→ **Problem requirements**
In this exercise, the entries below include pictures. Repeat exactly the lines from the line with "Output the Python" to the line with "color='#e6e6e6', zorder=-1))", including both, but without the pictures.

→ **Exercise inputs**
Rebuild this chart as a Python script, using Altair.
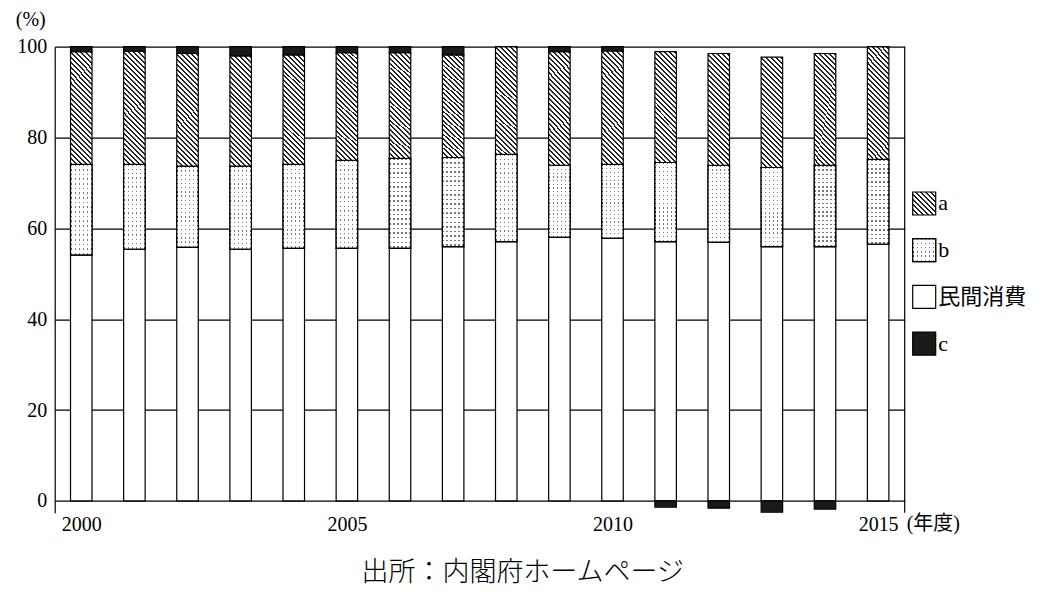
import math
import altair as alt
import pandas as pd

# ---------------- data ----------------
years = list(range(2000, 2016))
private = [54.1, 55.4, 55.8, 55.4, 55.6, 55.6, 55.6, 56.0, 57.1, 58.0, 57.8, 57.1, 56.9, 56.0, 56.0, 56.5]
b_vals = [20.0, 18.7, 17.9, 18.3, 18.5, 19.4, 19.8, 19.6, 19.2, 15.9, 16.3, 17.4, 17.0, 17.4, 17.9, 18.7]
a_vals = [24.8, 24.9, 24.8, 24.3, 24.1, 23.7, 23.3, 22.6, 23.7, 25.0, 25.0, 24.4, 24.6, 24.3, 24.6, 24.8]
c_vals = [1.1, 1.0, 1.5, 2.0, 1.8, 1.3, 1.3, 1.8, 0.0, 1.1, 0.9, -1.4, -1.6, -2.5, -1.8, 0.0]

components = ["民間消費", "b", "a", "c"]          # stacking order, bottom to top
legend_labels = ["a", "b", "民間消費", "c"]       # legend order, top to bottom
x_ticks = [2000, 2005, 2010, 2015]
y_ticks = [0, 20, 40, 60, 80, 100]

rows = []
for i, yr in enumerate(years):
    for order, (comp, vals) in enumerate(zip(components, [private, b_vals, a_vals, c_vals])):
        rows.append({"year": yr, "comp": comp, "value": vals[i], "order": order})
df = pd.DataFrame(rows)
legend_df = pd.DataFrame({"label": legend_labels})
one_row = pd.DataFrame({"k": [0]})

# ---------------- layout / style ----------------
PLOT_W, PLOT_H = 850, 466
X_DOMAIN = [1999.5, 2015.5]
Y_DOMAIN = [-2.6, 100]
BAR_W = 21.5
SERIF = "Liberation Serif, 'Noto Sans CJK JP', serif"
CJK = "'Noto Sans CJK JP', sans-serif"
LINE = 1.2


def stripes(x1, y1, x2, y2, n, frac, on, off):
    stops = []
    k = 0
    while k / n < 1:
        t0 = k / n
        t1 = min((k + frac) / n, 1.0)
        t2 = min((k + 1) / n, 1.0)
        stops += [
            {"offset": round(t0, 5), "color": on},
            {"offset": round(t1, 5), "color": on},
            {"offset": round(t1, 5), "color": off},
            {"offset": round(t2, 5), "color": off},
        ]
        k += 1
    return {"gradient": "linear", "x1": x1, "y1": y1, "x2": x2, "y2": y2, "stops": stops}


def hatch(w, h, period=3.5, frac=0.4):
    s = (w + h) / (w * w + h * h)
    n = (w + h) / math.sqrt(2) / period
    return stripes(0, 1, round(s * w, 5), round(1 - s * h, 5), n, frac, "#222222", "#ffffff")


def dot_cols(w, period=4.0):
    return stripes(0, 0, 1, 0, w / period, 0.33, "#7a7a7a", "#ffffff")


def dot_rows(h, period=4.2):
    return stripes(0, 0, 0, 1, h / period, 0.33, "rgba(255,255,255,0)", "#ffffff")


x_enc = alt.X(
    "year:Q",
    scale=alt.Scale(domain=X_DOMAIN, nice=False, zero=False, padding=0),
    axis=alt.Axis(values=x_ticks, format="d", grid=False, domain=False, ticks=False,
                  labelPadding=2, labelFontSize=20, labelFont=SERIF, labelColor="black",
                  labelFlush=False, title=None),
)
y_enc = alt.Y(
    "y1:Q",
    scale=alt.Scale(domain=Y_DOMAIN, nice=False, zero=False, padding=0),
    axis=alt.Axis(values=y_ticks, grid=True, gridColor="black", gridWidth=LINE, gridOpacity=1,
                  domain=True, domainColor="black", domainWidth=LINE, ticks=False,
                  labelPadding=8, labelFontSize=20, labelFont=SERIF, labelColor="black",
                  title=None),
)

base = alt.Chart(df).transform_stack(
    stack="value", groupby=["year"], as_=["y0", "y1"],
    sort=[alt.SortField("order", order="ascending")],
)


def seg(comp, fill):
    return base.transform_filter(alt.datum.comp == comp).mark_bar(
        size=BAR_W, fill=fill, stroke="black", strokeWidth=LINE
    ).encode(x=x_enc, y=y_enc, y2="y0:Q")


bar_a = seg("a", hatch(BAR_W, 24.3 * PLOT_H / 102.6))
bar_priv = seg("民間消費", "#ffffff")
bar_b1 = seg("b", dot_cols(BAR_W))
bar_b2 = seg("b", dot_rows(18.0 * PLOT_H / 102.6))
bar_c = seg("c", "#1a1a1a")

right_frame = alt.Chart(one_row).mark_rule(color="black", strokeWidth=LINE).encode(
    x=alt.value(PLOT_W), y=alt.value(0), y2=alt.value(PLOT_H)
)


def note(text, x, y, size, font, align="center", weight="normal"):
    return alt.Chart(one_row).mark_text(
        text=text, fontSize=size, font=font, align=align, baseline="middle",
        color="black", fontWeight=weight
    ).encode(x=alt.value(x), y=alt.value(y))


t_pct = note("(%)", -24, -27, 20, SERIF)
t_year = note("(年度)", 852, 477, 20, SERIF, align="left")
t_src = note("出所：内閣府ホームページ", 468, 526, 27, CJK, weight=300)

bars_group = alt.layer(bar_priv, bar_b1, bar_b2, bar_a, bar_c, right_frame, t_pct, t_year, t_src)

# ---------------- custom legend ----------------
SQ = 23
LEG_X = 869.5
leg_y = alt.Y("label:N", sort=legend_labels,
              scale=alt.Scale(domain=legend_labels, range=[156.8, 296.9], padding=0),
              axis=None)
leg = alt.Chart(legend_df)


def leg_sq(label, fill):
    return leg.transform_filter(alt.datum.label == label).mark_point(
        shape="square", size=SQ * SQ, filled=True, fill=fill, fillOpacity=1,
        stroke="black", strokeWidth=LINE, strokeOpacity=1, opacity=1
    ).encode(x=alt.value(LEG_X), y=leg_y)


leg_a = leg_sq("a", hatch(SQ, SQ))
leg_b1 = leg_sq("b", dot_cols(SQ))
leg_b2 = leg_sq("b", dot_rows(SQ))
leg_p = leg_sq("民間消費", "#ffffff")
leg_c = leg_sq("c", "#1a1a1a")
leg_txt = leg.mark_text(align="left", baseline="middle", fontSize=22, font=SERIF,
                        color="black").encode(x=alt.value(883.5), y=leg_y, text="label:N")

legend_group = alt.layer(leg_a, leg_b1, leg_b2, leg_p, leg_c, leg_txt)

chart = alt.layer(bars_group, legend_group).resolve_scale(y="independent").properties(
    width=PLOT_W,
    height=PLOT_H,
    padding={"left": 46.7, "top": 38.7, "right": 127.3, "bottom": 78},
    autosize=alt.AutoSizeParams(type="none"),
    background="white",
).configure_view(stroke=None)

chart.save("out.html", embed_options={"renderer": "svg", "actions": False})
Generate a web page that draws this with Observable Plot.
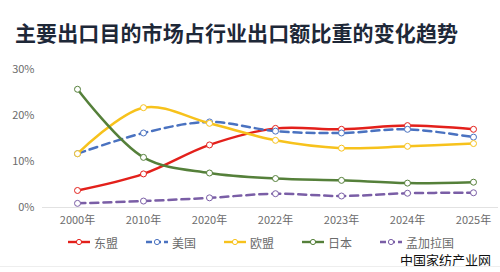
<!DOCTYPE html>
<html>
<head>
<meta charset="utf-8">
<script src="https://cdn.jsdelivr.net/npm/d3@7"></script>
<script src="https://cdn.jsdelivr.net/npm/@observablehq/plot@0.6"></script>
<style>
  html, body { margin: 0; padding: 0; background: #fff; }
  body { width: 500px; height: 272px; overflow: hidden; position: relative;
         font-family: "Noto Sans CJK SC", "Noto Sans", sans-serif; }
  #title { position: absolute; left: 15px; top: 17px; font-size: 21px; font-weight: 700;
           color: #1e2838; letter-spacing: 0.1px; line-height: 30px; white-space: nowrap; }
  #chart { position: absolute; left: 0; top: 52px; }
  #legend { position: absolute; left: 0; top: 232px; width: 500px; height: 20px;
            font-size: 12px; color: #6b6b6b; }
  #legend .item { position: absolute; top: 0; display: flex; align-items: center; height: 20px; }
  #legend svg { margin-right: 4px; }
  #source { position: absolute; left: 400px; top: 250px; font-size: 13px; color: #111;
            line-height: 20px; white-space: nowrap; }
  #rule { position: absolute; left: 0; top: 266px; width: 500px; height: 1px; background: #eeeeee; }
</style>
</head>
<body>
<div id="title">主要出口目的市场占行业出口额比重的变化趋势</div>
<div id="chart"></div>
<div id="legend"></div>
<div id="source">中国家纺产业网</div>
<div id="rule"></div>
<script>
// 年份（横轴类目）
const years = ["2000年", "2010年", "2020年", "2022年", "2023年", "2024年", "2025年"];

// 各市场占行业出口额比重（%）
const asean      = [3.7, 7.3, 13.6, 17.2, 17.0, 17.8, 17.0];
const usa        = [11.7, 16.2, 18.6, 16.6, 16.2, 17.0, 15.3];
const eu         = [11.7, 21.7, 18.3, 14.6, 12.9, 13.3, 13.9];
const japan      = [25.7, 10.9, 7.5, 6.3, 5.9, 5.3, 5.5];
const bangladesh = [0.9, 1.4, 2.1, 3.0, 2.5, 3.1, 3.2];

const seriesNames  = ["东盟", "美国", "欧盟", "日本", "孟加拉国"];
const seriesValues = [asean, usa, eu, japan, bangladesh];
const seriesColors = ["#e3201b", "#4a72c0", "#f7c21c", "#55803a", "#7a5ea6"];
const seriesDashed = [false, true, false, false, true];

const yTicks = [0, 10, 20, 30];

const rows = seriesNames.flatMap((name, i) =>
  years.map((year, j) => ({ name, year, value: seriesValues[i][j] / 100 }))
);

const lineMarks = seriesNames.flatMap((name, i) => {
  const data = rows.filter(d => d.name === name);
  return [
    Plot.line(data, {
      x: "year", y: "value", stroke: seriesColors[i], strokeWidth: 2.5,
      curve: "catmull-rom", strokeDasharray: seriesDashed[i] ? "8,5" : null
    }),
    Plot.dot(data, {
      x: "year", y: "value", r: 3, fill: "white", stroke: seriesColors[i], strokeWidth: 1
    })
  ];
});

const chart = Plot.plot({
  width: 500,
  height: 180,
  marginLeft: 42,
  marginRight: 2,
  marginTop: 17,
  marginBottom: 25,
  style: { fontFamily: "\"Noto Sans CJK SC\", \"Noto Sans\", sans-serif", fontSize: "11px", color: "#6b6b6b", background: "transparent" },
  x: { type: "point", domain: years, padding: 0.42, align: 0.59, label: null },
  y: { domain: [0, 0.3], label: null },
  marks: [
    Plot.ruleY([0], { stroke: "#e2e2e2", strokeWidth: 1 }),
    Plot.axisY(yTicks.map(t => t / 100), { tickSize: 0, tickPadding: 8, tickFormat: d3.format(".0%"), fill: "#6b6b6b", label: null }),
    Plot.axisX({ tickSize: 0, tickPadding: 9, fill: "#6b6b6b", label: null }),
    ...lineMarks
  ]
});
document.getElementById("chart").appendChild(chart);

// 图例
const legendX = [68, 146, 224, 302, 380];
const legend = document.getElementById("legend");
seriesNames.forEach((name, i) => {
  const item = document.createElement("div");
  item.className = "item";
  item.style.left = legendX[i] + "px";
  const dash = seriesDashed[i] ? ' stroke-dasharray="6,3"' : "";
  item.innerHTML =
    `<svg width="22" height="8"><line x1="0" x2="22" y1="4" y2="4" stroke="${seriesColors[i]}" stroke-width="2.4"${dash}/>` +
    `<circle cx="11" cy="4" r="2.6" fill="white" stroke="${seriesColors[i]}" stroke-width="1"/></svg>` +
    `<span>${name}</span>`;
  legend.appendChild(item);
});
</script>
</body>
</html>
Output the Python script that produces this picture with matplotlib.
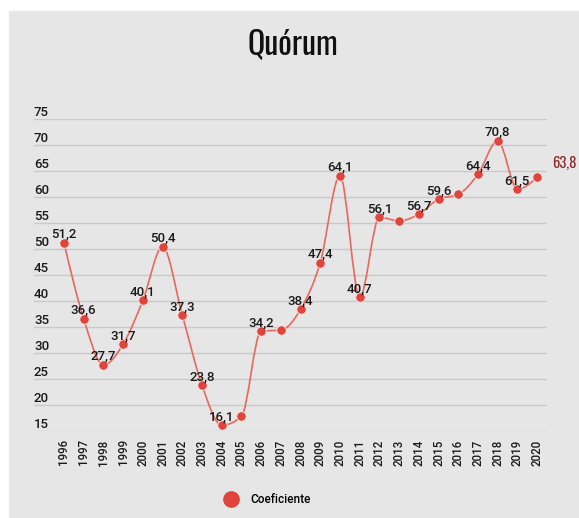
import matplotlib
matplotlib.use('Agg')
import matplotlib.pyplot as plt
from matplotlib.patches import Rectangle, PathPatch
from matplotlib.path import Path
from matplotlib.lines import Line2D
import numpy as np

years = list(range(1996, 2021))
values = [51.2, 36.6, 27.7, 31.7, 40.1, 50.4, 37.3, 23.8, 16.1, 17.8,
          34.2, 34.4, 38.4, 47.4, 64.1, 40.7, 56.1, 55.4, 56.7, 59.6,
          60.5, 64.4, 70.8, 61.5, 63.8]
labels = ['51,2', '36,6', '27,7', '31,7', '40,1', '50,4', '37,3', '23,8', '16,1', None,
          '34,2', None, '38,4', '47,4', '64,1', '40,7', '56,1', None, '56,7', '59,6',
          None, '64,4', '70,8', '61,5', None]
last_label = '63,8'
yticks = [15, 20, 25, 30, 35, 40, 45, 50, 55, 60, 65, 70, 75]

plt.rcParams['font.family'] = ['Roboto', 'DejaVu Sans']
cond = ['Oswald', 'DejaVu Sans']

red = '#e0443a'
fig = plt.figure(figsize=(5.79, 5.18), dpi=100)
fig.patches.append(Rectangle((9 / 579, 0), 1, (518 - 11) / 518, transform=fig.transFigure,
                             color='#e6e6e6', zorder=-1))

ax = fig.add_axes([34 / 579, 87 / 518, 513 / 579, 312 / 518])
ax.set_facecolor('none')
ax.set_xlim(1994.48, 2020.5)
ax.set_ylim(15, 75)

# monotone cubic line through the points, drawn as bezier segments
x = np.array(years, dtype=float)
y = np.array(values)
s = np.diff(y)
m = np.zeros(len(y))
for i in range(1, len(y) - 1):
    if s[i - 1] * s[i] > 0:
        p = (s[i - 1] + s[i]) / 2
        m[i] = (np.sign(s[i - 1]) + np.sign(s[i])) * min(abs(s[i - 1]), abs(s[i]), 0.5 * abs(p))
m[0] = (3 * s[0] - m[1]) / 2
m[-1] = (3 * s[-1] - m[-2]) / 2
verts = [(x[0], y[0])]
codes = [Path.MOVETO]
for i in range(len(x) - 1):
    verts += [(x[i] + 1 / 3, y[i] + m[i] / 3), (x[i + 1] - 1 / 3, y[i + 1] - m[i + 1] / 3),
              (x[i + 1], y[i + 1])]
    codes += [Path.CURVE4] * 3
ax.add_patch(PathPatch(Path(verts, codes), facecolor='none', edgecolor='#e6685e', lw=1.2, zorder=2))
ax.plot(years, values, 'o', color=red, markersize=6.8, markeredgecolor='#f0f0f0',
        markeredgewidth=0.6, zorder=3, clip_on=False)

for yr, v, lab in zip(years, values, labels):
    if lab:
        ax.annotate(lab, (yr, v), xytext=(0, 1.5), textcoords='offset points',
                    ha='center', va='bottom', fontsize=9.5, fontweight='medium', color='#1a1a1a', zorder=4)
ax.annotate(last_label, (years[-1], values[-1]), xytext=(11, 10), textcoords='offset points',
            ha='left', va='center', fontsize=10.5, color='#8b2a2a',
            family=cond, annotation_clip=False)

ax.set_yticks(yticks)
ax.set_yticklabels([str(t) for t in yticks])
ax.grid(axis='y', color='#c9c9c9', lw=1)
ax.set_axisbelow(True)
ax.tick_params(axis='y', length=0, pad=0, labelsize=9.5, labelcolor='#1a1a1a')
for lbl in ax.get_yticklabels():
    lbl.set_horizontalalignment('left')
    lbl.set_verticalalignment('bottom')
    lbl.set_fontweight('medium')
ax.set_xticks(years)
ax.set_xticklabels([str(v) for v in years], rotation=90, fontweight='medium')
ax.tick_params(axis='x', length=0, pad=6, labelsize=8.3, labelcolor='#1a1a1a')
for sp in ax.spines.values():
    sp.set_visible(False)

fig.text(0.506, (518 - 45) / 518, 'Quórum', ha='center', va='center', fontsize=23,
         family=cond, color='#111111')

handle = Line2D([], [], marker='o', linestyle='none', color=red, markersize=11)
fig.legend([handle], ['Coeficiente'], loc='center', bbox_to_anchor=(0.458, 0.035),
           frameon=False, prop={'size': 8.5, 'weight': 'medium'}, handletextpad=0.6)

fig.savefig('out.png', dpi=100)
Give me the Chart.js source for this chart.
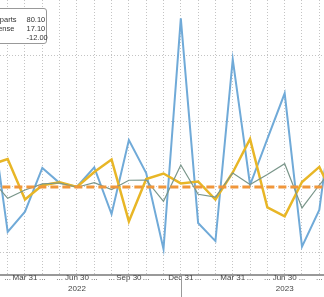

→ **Final answer**
Output the Python script that produces this picture with matplotlib.
import matplotlib
matplotlib.use('Agg')
import matplotlib.pyplot as plt
from matplotlib.patches import Rectangle, PathPatch
from matplotlib.path import Path
from matplotlib.lines import Line2D
import numpy as np

years = list(range(1996, 2021))
values = [51.2, 36.6, 27.7, 31.7, 40.1, 50.4, 37.3, 23.8, 16.1, 17.8,
          34.2, 34.4, 38.4, 47.4, 64.1, 40.7, 56.1, 55.4, 56.7, 59.6,
          60.5, 64.4, 70.8, 61.5, 63.8]
labels = ['51,2', '36,6', '27,7', '31,7', '40,1', '50,4', '37,3', '23,8', '16,1', None,
          '34,2', None, '38,4', '47,4', '64,1', '40,7', '56,1', None, '56,7', '59,6',
          None, '64,4', '70,8', '61,5', None]
last_label = '63,8'
yticks = [15, 20, 25, 30, 35, 40, 45, 50, 55, 60, 65, 70, 75]

plt.rcParams['font.family'] = ['Roboto', 'DejaVu Sans']
cond = ['Oswald', 'DejaVu Sans']

red = '#e0443a'
fig = plt.figure(figsize=(5.79, 5.18), dpi=100)
fig.patches.append(Rectangle((9 / 579, 0), 1, (518 - 11) / 518, transform=fig.transFigure,
                             color='#e6e6e6', zorder=-1))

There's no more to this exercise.